You might scratch your head at some of the arguments that Jeffery cuts down, but look no further than Ruffian Games' eyebrow-raising justification for excluding women in Crackdown 2 or Splash Damage's reasons for doing the same in Brink. We've still got a long way to go in regards to gender equality.
2) Nobody wants it
This one is tricky, as Johnny Internet thinks he is speaking for all fans of his choosen series when he says that gender choice isn't that big of a deal.
But we have no surefire way to prove he is wrong. This is because the people who want this feature are usually disgusted by those who hang out in his forum, and they won't be there to speak up in opposition. Considering this sort of comment is either directly preceded or followed by a joke about how women should “stay in the kitchen,” it's no wonder why.
Let me just put it this way: If no one wants this choice and no one cares, why does this argument arise every single time a game releases without the feature?
Of course, the meat of this claim is that not enough people care to make it worth the development time and effort to do it. While statistically this might be semi-accurate for some titles (depending on what percentage of female gamers play shooters these days), it's a shallow argument because we don't know by how much that feature (or other such considerations) would boost the number of women playing these games until developers actually take the plunge.
Girls already play shooters in enough numbers to be a recognizable minority. So that should be enough of a reason to cater to the needs of this demographic in order to promote its growth. This is not even considering guys who would like to use female characters in their games, which I personally have noticed is no small matter, either.
1) The game’s budget/memory resources couldn't handle it
This is the elephant in the room regarding actual, reasonable discussion about the problem.
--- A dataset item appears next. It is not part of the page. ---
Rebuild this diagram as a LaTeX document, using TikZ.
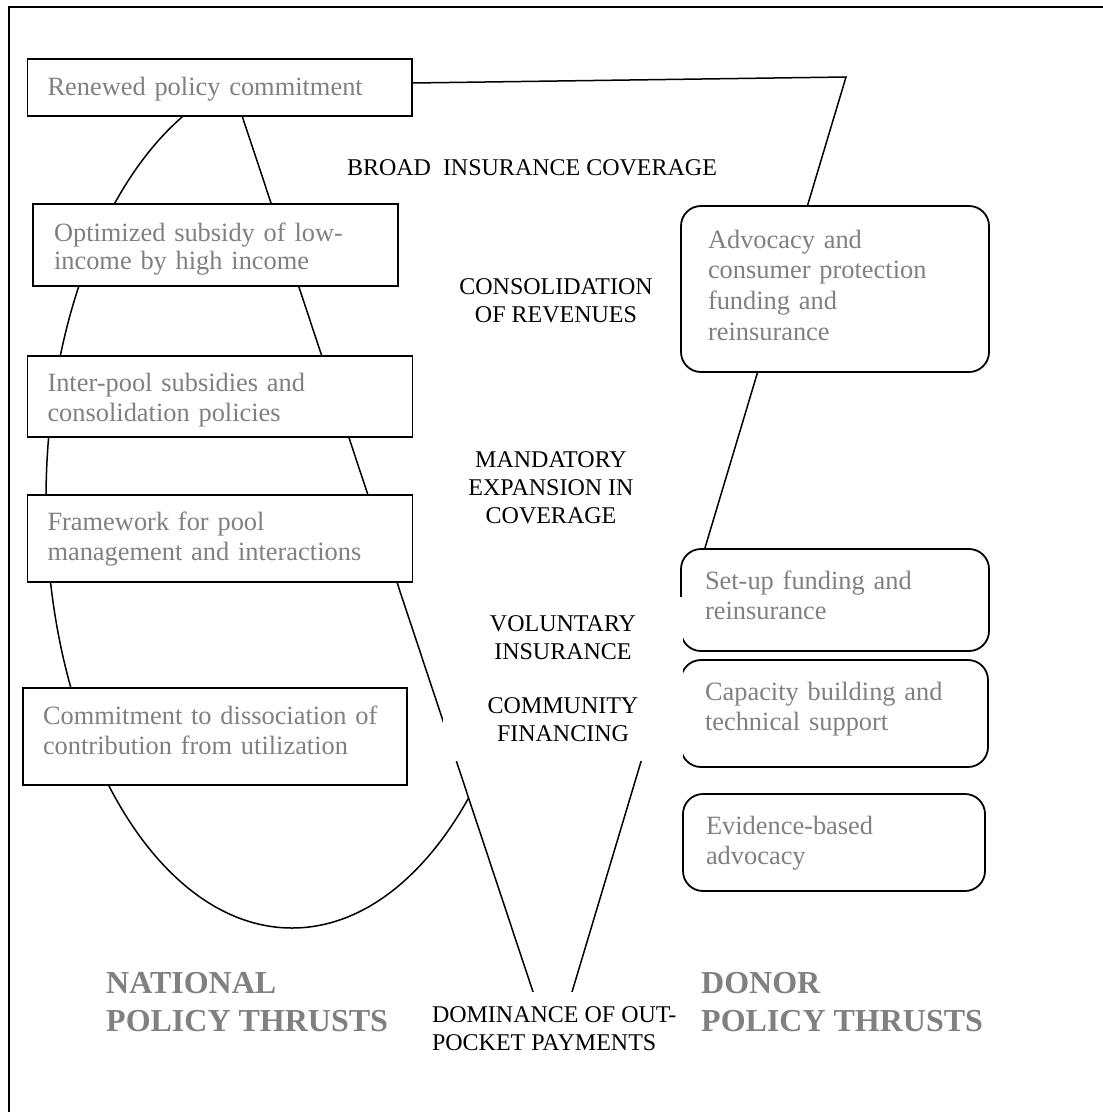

It takes the number-one slot because it is both the biggest roadblock to such gender equality being common place and also the most lame, annoying, cop-out excuse.
Like it or not, a female option requires a near doubling of art and animation resources for the average create-a-character system, and by God, shooter developers haven't ever had to do that kind of work before! I mean, with all of the time they take making systems to model every last detail of the trees sway in the wind, how could they find the time to notice that women exist?
Oh, but what if they did add in women? If their resources are finite, then that means that they would have to provide men with fewer options. That would be so terrible! Obviously, men having 100 percent of everything and women having zero is the best out of all the possible combinations you could come up with.
We might even see the game's graphics suffer somehow! We wouldn't want to have to cut into the budget for animating grass or lose that newspaper that's blowing in the wind on that desert town map! Won't someone please think of the realism?
I know, developers. Programming games is hard. I mean, all of that coding must really get to you, and you’re on such strict deadlines. It's got to be a chore just trying to cram every last thing you want into your shiny new game and get it out the door on time. Developers may even consider getting rid of female characters to be a difficult and disappointing decision. They certainly claim it is such a decision every time they do it. But it's never enough of an issue to make them bother to work on putting it in in a sequel or downloadable content.
Still, when you are planning a game and want to maximize development time, maybe you can consider this: Out of all the features you could cut, maybe you shouldn't drop the one thing that is usually the only proof at all that you care that half of the human population is female. Chances are that this half is sick of your man-centric game's rah-rah, chest-thumping horseshit. Let’s try taking a step forward every once in a while instead of stigmatizing the entire genre as a cesspool of excess testosterone made by macho pricks.
And after taking all of those lazy and frustrating excuses to task, I bring this show-stopper evidence to the table as a special bonus for you all: Halo: Reach gives players this option.
This is coming from the developer who is responsible for the currently popular systems in console shooters' online matchmaking, one of the best level creators in console gaming, and hands down the best replay-saving and file-sharing systems in console shooters. These games exist in the form they take today thanks in no small part to Bungie being damn serious about their fan base.
I think Bungie knows what they are doing and put resources into providing players with female characters in Reach because they knew it would be worth the investment. You other developers use Bungie's ideas rather often anyway, why not take this idea too and see how it works out?